*** Extracted records

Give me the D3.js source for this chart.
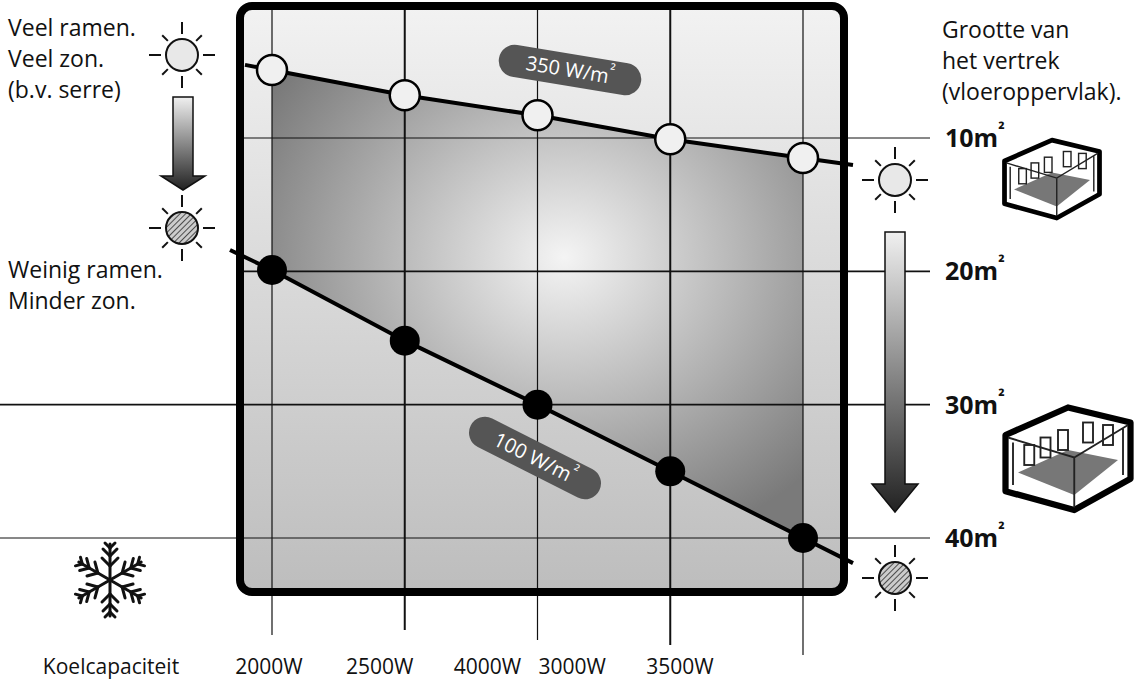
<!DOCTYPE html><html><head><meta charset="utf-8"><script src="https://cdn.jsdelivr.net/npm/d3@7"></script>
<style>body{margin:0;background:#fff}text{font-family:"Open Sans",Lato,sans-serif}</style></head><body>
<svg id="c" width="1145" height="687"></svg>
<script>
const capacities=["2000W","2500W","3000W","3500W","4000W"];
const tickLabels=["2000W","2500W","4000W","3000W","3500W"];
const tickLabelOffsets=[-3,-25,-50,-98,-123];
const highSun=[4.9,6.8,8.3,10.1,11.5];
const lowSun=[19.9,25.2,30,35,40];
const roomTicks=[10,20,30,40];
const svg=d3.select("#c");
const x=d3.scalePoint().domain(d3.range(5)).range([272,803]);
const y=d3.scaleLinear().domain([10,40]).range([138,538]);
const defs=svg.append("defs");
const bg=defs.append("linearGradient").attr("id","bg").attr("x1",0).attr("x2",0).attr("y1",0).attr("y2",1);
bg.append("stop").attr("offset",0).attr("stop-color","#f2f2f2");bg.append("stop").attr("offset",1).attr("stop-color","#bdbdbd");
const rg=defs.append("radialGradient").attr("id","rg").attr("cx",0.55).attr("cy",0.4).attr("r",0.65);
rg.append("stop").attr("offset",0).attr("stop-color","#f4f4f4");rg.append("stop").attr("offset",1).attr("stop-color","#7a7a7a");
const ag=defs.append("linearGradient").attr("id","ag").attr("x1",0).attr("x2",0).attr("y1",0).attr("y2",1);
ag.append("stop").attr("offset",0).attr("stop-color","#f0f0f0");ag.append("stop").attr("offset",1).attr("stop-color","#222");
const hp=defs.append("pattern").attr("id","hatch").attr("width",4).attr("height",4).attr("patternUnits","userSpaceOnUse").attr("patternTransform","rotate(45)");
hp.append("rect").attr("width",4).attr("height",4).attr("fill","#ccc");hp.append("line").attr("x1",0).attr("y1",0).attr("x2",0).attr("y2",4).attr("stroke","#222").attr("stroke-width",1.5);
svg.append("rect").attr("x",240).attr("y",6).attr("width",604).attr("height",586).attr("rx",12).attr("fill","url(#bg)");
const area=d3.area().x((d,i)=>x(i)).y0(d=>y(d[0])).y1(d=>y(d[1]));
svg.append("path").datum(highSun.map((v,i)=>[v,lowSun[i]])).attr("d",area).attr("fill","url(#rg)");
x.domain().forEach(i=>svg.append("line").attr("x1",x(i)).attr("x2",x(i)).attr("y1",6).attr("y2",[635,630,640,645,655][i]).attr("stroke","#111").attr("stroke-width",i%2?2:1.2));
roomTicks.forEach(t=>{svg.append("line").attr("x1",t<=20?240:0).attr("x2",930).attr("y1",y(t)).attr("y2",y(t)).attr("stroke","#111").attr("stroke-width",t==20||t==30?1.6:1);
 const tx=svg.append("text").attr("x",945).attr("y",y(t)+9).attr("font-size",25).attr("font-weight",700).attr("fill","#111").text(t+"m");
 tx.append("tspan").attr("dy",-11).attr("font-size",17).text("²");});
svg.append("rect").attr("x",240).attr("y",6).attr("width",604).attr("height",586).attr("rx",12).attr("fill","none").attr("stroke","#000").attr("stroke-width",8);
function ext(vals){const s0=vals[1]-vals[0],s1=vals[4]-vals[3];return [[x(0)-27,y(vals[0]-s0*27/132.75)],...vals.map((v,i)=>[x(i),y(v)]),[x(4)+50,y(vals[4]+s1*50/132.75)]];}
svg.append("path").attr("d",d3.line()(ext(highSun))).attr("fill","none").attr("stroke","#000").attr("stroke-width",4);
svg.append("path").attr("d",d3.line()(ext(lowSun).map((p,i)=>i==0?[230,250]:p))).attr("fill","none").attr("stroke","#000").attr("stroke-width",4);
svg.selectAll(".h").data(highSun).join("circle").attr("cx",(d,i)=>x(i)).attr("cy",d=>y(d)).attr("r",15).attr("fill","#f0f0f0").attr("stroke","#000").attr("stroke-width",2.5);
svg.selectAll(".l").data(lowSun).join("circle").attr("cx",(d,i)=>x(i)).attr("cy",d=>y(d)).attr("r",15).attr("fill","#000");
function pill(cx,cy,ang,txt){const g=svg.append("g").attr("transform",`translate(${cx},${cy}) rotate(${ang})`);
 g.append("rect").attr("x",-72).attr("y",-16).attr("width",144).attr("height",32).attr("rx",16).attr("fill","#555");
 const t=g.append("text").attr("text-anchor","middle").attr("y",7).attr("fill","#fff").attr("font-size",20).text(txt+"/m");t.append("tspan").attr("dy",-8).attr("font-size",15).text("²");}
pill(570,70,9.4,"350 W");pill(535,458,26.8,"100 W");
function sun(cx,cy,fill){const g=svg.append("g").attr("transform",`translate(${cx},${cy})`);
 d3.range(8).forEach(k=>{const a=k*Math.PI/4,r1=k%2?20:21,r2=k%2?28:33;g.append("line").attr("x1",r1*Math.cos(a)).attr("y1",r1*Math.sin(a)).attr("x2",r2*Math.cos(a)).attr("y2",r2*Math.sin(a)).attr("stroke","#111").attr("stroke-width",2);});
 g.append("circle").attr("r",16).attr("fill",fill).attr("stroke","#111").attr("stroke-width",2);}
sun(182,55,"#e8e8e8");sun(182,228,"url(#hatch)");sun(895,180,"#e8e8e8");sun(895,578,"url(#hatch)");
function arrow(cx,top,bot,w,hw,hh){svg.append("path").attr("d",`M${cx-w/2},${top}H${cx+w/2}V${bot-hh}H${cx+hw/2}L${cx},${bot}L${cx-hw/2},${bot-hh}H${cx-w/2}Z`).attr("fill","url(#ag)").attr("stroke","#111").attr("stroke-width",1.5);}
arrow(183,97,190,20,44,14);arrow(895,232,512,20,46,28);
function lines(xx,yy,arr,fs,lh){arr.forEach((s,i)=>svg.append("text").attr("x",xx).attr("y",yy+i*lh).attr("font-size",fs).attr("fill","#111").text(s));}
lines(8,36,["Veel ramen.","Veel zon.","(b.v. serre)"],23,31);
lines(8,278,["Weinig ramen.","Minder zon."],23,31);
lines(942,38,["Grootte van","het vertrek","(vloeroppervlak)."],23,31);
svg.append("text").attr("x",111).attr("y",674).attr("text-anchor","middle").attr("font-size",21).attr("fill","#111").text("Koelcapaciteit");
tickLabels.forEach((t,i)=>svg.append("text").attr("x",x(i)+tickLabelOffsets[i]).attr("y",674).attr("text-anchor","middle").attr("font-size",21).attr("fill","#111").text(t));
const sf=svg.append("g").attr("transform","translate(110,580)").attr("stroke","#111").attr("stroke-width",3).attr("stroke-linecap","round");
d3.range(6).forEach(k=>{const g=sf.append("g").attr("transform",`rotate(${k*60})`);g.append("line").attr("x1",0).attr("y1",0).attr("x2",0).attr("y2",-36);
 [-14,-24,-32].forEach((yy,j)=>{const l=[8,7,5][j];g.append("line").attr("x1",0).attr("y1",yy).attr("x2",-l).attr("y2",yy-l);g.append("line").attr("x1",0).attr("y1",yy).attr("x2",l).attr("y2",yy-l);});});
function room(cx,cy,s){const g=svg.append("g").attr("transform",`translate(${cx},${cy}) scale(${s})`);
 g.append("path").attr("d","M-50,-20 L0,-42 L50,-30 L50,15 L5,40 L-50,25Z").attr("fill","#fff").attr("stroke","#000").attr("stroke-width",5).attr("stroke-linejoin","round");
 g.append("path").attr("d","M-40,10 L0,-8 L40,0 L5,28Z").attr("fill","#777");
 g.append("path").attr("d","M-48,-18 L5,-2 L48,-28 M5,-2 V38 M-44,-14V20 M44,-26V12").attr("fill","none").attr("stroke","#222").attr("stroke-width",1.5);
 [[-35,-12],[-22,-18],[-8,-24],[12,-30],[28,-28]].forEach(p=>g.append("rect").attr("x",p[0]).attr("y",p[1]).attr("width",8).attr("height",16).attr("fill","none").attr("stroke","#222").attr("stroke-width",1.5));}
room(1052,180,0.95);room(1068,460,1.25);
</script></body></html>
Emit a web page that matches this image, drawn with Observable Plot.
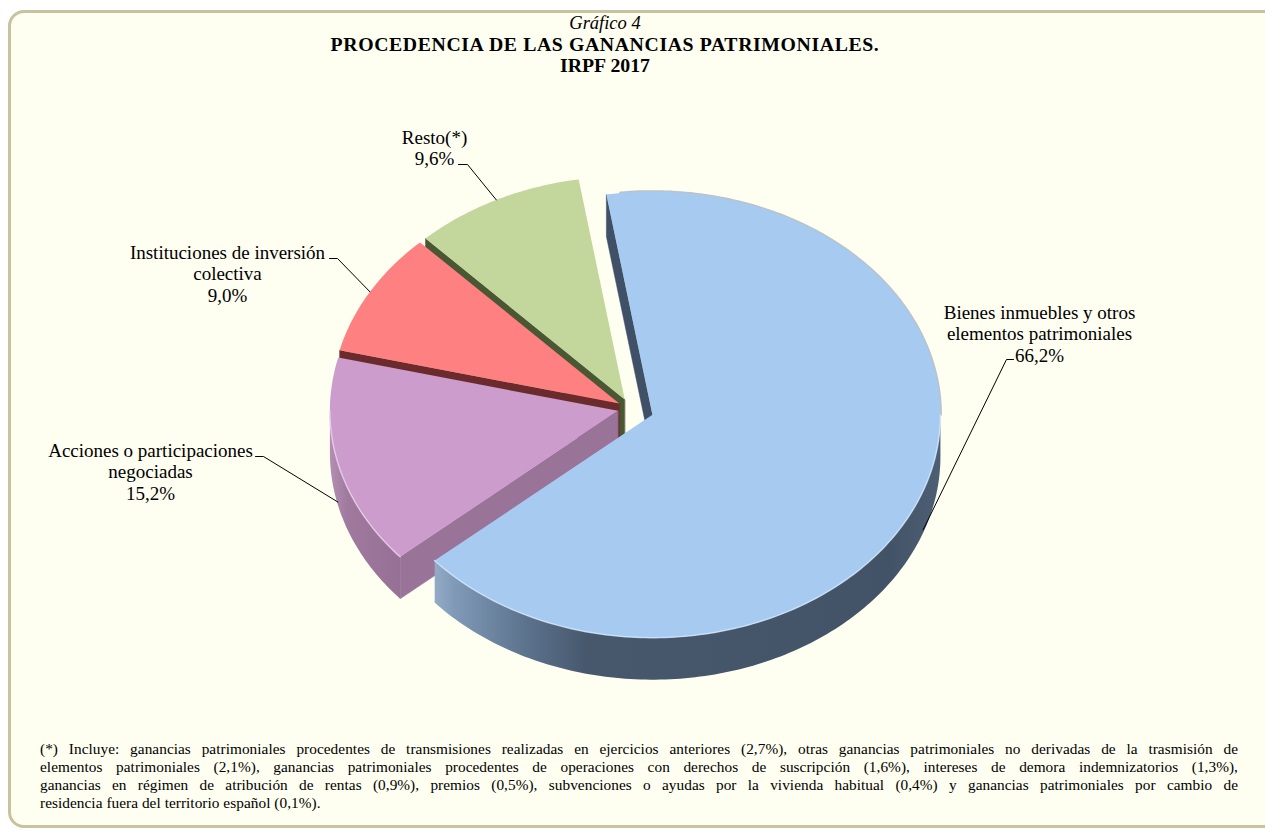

******

Work to be completed - Which lines hold the word "this"? Return all of them from the records above.

Exercise result -
Give me the D3.js source for this chart.
Emit a web page that matches this image, drawn with Observable Plot.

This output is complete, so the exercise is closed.